#### EXERCISE DETAILS:
The listing below should be printed exactly, every line of it. Skip the pictures.

#### COLLECTED DATA:
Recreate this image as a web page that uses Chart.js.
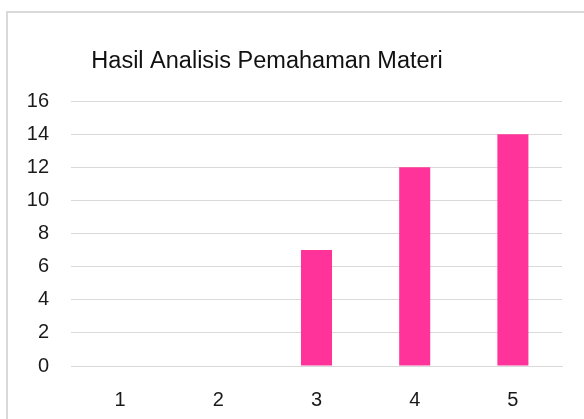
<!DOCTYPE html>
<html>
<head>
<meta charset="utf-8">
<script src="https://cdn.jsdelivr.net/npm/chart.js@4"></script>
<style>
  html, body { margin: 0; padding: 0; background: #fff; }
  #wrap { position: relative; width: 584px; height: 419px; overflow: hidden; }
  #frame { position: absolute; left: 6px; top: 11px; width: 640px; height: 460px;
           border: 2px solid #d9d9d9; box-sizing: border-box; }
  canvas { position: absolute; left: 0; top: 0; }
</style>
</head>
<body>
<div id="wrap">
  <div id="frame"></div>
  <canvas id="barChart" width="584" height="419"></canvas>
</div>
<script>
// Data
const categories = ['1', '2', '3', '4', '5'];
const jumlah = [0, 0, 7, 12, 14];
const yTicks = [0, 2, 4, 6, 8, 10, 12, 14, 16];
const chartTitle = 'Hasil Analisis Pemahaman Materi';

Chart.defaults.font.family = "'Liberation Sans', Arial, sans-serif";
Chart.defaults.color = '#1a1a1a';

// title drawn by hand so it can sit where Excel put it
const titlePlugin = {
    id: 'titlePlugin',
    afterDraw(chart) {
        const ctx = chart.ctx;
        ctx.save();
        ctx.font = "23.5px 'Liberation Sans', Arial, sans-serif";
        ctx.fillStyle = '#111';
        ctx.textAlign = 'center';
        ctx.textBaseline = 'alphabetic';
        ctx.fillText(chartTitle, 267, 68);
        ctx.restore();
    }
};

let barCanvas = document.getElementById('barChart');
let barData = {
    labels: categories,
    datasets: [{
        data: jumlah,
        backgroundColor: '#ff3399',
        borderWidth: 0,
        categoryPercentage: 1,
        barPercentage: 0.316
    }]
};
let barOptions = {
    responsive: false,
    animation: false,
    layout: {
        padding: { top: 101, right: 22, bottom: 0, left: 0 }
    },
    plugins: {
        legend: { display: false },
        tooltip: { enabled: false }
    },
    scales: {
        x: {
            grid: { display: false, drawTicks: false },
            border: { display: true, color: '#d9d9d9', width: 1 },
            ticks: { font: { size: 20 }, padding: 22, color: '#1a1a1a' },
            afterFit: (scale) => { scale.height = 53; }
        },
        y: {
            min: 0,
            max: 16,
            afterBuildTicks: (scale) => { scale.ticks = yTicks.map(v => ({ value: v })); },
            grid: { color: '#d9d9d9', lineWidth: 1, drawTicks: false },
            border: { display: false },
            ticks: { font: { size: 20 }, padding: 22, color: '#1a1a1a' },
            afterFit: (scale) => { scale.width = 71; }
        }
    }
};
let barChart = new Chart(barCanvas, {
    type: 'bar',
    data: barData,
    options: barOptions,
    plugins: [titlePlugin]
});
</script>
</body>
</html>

#### SOLVED PROBLEM:
Recreate this image as a web page that uses Chart.js.
<!DOCTYPE html>
<html>
<head>
<meta charset="utf-8">
<script src="https://cdn.jsdelivr.net/npm/chart.js@4"></script>
<style>
  html, body { margin: 0; padding: 0; background: #fff; }
  #wrap { position: relative; width: 584px; height: 419px; overflow: hidden; }
  #frame { position: absolute; left: 6px; top: 11px; width: 640px; height: 460px;
           border: 2px solid #d9d9d9; box-sizing: border-box; }
  canvas { position: absolute; left: 0; top: 0; }
</style>
</head>
<body>
<div id="wrap">
  <div id="frame"></div>
  <canvas id="barChart" width="584" height="419"></canvas>
</div>
<script>
// Data
const categories = ['1', '2', '3', '4', '5'];
const jumlah = [0, 0, 7, 12, 14];
const yTicks = [0, 2, 4, 6, 8, 10, 12, 14, 16];
const chartTitle = 'Hasil Analisis Pemahaman Materi';

Chart.defaults.font.family = "'Liberation Sans', Arial, sans-serif";
Chart.defaults.color = '#1a1a1a';

// title drawn by hand so it can sit where Excel put it
const titlePlugin = {
    id: 'titlePlugin',
    afterDraw(chart) {
        const ctx = chart.ctx;
        ctx.save();
        ctx.font = "23.5px 'Liberation Sans', Arial, sans-serif";
        ctx.fillStyle = '#111';
        ctx.textAlign = 'center';
        ctx.textBaseline = 'alphabetic';
        ctx.fillText(chartTitle, 267, 68);
        ctx.restore();
    }
};

let barCanvas = document.getElementById('barChart');
let barData = {
    labels: categories,
    datasets: [{
        data: jumlah,
        backgroundColor: '#ff3399',
        borderWidth: 0,
        categoryPercentage: 1,
        barPercentage: 0.316
    }]
};
let barOptions = {
    responsive: false,
    animation: false,
    layout: {
        padding: { top: 101, right: 22, bottom: 0, left: 0 }
    },
    plugins: {
        legend: { display: false },
        tooltip: { enabled: false }
    },
    scales: {
        x: {
            grid: { display: false, drawTicks: false },
            border: { display: true, color: '#d9d9d9', width: 1 },
            ticks: { font: { size: 20 }, padding: 22, color: '#1a1a1a' },
            afterFit: (scale) => { scale.height = 53; }
        },
        y: {
            min: 0,
            max: 16,
            afterBuildTicks: (scale) => { scale.ticks = yTicks.map(v => ({ value: v })); },
            grid: { color: '#d9d9d9', lineWidth: 1, drawTicks: false },
            border: { display: false },
            ticks: { font: { size: 20 }, padding: 22, color: '#1a1a1a' },
            afterFit: (scale) => { scale.width = 71; }
        }
    }
};
let barChart = new Chart(barCanvas, {
    type: 'bar',
    data: barData,
    options: barOptions,
    plugins: [titlePlugin]
});
</script>
</body>
</html>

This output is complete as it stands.